Now, that example might have been extreme but it communicates the point:  You are out of pocket and you need to be checked.  You need to be taught a lesson that a rhetorical besting will not provide.  The only way you're gonna learn how wrong you were is by reflecting on your mistakes while picking your teeth up off the floor. 

Stephen Miller, Tucker Carlson, Donald Trump; they routinely find themselves in territory where a blow to the face would be appropriate.  Imagine one of John McCain's sons beating the piss out of Donald Trump after he said "I like people who weren't captured."  He clearly would have deserved it, and being exposed as a bitch to the world probably would have kept him from being President. 

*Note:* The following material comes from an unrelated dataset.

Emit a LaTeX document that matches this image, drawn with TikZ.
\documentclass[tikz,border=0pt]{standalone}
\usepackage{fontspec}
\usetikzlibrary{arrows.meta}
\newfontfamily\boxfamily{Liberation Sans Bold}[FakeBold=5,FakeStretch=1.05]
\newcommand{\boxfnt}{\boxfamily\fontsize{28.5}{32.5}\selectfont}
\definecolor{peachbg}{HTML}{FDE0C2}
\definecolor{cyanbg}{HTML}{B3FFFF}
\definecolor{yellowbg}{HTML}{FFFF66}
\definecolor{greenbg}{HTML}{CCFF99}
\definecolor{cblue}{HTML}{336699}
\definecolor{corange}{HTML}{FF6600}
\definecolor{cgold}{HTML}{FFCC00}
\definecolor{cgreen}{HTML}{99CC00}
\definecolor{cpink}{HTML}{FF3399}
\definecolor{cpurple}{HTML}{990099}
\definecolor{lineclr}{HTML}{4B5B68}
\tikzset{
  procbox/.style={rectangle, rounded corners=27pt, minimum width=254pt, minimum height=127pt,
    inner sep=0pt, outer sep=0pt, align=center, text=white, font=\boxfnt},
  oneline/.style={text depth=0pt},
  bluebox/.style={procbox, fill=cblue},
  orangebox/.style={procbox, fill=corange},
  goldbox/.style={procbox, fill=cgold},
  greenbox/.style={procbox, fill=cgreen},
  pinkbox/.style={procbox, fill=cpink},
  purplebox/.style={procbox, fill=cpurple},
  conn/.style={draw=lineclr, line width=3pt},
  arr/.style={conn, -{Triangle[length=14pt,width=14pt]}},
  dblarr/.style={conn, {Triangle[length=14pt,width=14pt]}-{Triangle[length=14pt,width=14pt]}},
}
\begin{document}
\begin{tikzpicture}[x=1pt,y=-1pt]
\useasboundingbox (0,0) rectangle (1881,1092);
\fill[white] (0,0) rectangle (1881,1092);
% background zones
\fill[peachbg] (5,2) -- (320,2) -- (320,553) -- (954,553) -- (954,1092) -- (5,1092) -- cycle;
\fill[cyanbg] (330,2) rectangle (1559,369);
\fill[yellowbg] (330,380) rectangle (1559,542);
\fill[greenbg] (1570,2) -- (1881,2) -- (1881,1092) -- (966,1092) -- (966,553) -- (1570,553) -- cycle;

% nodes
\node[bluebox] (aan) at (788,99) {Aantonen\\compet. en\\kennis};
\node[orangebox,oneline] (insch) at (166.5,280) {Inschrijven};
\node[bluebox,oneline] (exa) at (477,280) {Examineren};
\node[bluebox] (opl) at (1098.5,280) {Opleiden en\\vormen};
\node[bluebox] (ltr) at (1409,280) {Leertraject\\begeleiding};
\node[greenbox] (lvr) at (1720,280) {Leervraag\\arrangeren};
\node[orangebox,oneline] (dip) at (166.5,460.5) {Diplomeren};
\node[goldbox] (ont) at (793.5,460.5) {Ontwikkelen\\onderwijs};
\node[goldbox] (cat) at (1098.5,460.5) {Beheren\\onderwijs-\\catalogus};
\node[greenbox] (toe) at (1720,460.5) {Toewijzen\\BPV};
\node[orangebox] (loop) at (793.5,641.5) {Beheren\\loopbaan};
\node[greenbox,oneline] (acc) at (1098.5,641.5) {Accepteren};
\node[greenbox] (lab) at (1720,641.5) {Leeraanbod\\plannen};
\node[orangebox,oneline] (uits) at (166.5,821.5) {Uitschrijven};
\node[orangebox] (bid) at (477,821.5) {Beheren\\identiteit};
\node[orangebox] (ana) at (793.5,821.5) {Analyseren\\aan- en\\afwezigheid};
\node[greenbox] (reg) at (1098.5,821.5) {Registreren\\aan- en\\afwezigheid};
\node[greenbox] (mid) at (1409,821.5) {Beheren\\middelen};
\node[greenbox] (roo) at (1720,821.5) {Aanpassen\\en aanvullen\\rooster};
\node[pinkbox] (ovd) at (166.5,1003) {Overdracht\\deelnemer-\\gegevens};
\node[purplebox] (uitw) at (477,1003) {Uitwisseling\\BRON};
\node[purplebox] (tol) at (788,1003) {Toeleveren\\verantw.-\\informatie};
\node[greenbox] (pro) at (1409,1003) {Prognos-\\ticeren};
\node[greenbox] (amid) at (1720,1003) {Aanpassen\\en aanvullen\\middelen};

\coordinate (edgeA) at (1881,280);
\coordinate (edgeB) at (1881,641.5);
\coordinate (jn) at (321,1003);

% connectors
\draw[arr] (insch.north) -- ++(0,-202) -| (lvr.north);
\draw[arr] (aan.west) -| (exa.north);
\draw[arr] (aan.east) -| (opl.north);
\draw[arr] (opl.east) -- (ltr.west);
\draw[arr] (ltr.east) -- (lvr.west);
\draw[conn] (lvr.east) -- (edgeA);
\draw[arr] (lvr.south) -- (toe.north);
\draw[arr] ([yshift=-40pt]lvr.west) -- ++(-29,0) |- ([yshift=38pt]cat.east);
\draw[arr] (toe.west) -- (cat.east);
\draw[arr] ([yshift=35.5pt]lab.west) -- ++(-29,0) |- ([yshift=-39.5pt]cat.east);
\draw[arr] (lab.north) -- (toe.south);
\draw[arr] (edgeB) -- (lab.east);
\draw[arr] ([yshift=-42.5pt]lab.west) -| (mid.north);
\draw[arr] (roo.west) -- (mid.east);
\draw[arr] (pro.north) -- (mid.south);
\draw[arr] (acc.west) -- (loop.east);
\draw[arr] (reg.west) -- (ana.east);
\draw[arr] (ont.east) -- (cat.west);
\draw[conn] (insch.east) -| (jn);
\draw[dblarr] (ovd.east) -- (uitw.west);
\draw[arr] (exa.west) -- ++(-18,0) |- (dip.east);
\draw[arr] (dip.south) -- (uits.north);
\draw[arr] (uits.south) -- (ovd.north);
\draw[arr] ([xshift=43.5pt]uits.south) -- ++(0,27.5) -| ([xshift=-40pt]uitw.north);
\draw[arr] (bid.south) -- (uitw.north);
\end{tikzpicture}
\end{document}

They know that's what they're doing.  They're trying to incite the person they're talking to, and act like they're the civil one when the person rightfully and understandably reacts, then they claim victory, because you dared have an emotional reaction to something so insulting, like a normal human being. They hide behind these societal norms to avoid having to account for the things they say.  You shouldn't be allowed to do that.  And it bleeds down into regular society, because the average person says stuff on Twitter and Facebook that they know they wouldn't say to that same person if they were in the next cubicle at work.  The only way they'd say it is if they had the protection of a gun, which is the bitch's way.  Anybody can talk crazy if they're holding a gun, because right or wrong, the other person is probably going to be killed.  Killing a person because you were wrong doesn't earn you any respect from anyone you'd want to earn respect from, and that's why George Zimmerman will be remembered by history as a bitch who killed a teenager for whooping his ass in a fight.  Take that "might makes right" shit back to the 1800s.

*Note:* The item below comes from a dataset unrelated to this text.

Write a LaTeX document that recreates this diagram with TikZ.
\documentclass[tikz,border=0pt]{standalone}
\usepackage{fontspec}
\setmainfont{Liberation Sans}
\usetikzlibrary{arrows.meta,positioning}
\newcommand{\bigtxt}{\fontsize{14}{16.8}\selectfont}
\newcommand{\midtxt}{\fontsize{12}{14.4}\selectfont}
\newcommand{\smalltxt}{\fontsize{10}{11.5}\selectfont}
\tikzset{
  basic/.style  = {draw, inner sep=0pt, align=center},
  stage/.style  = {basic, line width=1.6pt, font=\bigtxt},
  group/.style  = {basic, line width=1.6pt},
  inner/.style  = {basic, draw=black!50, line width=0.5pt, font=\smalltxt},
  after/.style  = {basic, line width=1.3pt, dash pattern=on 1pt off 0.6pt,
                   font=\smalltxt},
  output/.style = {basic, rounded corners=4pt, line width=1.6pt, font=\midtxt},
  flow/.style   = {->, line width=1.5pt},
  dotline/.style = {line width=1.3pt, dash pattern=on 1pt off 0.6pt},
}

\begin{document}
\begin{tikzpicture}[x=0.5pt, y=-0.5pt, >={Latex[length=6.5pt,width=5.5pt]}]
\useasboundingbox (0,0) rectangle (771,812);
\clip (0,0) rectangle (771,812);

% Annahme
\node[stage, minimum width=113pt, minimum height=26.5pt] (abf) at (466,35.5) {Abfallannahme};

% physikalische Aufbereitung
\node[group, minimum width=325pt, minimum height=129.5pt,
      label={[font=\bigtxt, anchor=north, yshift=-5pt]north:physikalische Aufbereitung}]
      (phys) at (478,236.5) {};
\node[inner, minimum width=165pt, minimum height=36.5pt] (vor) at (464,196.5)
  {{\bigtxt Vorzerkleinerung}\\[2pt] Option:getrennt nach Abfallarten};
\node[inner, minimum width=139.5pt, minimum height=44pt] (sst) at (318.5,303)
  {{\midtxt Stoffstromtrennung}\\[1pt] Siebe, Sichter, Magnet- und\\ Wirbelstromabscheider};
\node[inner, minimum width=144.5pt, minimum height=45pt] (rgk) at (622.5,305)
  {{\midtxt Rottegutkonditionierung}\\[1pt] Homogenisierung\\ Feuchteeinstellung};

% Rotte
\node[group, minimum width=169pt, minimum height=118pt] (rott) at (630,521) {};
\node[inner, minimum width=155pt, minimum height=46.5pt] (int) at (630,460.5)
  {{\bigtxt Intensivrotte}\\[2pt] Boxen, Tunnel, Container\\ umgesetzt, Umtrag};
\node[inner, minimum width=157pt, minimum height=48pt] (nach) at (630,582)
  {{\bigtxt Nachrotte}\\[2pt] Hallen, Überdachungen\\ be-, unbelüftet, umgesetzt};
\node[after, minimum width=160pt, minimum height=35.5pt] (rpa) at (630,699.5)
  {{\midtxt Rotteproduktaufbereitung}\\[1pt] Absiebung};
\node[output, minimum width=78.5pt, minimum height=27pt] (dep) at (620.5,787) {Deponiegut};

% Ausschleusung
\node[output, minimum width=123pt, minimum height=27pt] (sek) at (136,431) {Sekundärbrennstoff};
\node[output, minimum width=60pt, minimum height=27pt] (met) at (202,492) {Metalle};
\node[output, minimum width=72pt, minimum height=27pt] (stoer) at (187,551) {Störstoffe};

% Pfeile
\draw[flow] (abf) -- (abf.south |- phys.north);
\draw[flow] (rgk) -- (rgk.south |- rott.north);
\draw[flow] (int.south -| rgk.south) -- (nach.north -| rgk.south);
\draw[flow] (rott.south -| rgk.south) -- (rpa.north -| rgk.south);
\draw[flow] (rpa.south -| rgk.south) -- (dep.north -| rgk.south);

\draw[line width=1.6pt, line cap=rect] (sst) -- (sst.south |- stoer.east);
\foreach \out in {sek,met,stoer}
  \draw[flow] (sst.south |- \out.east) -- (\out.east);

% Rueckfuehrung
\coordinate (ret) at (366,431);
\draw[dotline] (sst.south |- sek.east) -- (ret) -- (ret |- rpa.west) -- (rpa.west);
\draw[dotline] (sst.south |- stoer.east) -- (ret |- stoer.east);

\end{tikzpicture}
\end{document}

But if we lived in a society where it was understood up front that you could get a sturdy, powder-covered, open hand slap to the face for being disrespectful?  No payback later on, no guns, no calling the cops, you just know that if you say something out of pocket, you have to square up?  We're not talking about roasting somebody, because that's basically just harsh teasing, and if you grew up with that, then you understand that your day eventually comes, and you have to take it or get your own jokes off.  This ain't that. 

Imagine the self-editing that would come.  Society would transform overnight.  Because you'd have to stand by the things you were saying, and you couldn't talk greasy unless you were really about that action. Because if you were, somebody was probably gonna come see you about it.  That's true checks and balances.  And everybody would be more respectful, and we'd probably get more done.  I bet you'd be way more likely to hear out the person speaking if you knew you couldn't just cut them off and say, "You're so fucking stupid, libtard."